DATA EXTRACT:
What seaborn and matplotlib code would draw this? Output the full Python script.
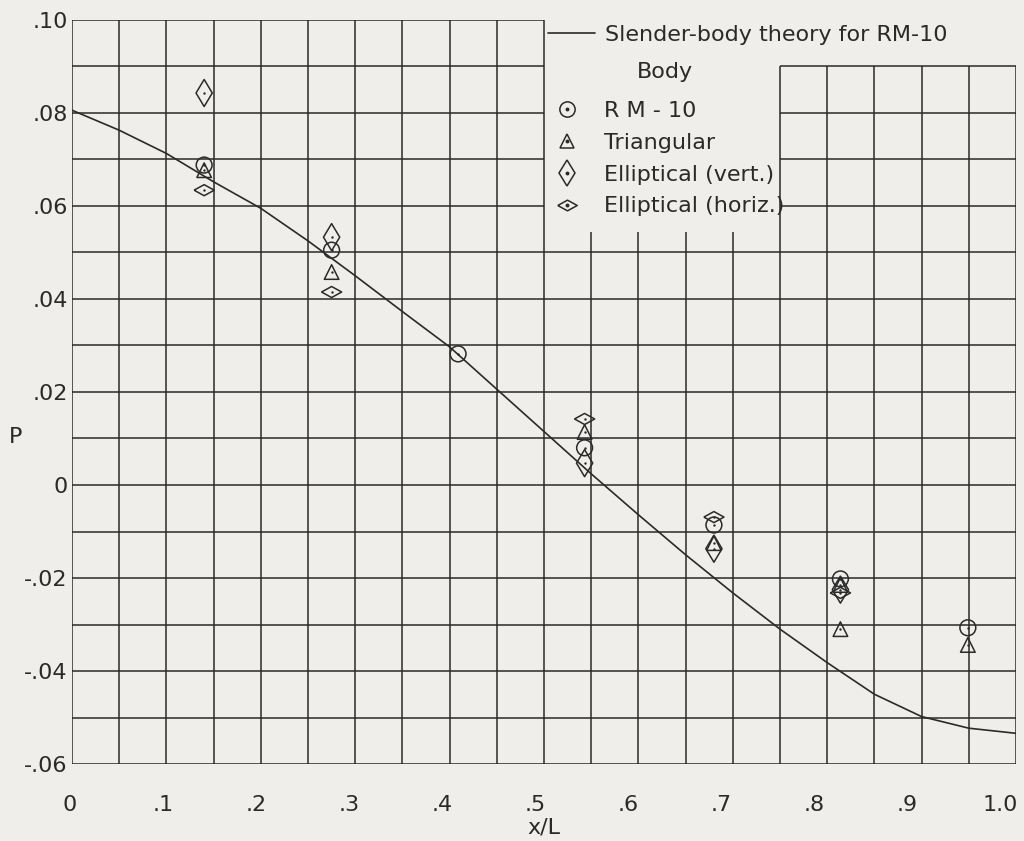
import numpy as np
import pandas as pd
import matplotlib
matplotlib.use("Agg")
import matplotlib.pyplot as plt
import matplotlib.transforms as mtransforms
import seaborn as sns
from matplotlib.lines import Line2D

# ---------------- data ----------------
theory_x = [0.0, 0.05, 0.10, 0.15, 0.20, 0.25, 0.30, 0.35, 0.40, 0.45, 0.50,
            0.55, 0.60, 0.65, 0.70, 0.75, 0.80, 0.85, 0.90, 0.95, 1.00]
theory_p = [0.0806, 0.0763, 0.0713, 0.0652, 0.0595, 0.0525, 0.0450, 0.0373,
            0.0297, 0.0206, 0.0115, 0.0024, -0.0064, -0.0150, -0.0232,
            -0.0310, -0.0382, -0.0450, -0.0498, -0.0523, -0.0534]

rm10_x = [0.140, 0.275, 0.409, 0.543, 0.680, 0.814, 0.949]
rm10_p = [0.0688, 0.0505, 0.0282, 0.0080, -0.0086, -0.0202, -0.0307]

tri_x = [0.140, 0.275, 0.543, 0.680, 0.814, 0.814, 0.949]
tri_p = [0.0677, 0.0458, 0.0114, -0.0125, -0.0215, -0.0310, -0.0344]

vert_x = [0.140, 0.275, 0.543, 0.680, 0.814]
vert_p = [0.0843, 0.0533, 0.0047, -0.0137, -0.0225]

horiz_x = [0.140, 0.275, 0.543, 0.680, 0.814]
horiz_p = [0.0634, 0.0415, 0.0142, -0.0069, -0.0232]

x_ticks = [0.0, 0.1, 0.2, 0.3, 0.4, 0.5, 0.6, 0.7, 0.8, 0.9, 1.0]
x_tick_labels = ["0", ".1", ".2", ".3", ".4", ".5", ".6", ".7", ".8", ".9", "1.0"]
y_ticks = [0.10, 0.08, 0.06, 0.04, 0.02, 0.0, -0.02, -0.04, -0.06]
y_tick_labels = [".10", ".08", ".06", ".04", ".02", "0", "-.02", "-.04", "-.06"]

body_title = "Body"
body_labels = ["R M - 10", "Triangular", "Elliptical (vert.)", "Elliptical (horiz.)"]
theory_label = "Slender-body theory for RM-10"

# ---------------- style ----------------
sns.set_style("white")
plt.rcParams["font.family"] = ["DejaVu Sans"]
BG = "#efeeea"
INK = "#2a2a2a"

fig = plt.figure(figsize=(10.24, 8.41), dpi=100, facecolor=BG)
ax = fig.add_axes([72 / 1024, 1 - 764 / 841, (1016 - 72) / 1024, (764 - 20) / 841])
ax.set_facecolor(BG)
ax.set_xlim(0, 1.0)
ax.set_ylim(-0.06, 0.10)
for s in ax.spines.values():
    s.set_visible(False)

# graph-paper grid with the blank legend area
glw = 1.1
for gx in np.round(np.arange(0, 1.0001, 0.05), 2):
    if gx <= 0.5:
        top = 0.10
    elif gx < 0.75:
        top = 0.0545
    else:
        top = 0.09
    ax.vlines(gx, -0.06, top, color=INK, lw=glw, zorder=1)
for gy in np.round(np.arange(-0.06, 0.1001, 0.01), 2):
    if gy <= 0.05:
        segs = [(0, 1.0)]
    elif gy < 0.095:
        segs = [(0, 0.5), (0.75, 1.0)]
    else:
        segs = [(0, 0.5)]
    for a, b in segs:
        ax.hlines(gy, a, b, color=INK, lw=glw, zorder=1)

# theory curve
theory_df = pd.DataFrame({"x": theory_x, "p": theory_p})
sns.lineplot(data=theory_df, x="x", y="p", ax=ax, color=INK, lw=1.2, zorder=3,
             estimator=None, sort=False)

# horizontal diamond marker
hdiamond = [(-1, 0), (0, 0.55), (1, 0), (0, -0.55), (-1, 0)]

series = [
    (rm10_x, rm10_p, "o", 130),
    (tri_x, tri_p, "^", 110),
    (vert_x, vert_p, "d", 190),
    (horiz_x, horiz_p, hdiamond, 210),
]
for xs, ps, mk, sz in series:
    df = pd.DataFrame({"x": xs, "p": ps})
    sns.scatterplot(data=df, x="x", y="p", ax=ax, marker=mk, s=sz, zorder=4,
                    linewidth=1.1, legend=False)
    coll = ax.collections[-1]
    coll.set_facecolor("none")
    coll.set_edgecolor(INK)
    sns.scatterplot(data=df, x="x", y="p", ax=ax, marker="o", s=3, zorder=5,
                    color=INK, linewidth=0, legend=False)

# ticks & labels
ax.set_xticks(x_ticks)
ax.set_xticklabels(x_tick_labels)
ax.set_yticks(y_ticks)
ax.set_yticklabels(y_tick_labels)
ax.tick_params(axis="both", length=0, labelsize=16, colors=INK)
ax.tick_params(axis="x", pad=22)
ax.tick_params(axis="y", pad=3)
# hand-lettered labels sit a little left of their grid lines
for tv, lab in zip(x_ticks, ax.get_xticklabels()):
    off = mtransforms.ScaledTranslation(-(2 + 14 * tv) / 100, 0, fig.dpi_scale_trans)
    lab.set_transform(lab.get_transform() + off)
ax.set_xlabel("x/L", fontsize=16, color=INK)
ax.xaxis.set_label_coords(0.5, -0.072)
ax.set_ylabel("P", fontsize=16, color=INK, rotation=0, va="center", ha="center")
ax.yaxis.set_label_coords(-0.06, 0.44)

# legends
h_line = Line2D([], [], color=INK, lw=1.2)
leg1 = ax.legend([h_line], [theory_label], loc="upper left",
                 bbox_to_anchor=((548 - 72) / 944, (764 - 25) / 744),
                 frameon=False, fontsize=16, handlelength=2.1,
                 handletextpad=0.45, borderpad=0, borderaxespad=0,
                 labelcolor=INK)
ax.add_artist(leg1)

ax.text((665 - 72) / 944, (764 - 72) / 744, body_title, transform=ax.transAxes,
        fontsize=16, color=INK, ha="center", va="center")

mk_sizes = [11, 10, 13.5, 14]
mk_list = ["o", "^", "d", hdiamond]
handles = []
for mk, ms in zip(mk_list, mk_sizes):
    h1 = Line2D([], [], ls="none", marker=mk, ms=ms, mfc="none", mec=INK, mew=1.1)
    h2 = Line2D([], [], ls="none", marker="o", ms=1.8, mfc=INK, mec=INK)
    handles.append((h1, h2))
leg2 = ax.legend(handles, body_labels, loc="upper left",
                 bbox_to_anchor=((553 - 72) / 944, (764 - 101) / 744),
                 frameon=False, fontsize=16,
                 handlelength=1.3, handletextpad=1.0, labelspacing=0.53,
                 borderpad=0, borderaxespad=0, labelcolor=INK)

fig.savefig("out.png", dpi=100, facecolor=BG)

TASK DESCRIPTION:
Exactly reproduce the run of lines from the start of the listing through the line with "-0.0086, -0.0202, -0.0307]", inclusive; pictures are not copied.

OUTPUT BELOW:
What seaborn and matplotlib code would draw this? Output the full Python script.
import numpy as np
import pandas as pd
import matplotlib
matplotlib.use("Agg")
import matplotlib.pyplot as plt
import matplotlib.transforms as mtransforms
import seaborn as sns
from matplotlib.lines import Line2D

# ---------------- data ----------------
theory_x = [0.0, 0.05, 0.10, 0.15, 0.20, 0.25, 0.30, 0.35, 0.40, 0.45, 0.50,
            0.55, 0.60, 0.65, 0.70, 0.75, 0.80, 0.85, 0.90, 0.95, 1.00]
theory_p = [0.0806, 0.0763, 0.0713, 0.0652, 0.0595, 0.0525, 0.0450, 0.0373,
            0.0297, 0.0206, 0.0115, 0.0024, -0.0064, -0.0150, -0.0232,
            -0.0310, -0.0382, -0.0450, -0.0498, -0.0523, -0.0534]

rm10_x = [0.140, 0.275, 0.409, 0.543, 0.680, 0.814, 0.949]
rm10_p = [0.0688, 0.0505, 0.0282, 0.0080, -0.0086, -0.0202, -0.0307]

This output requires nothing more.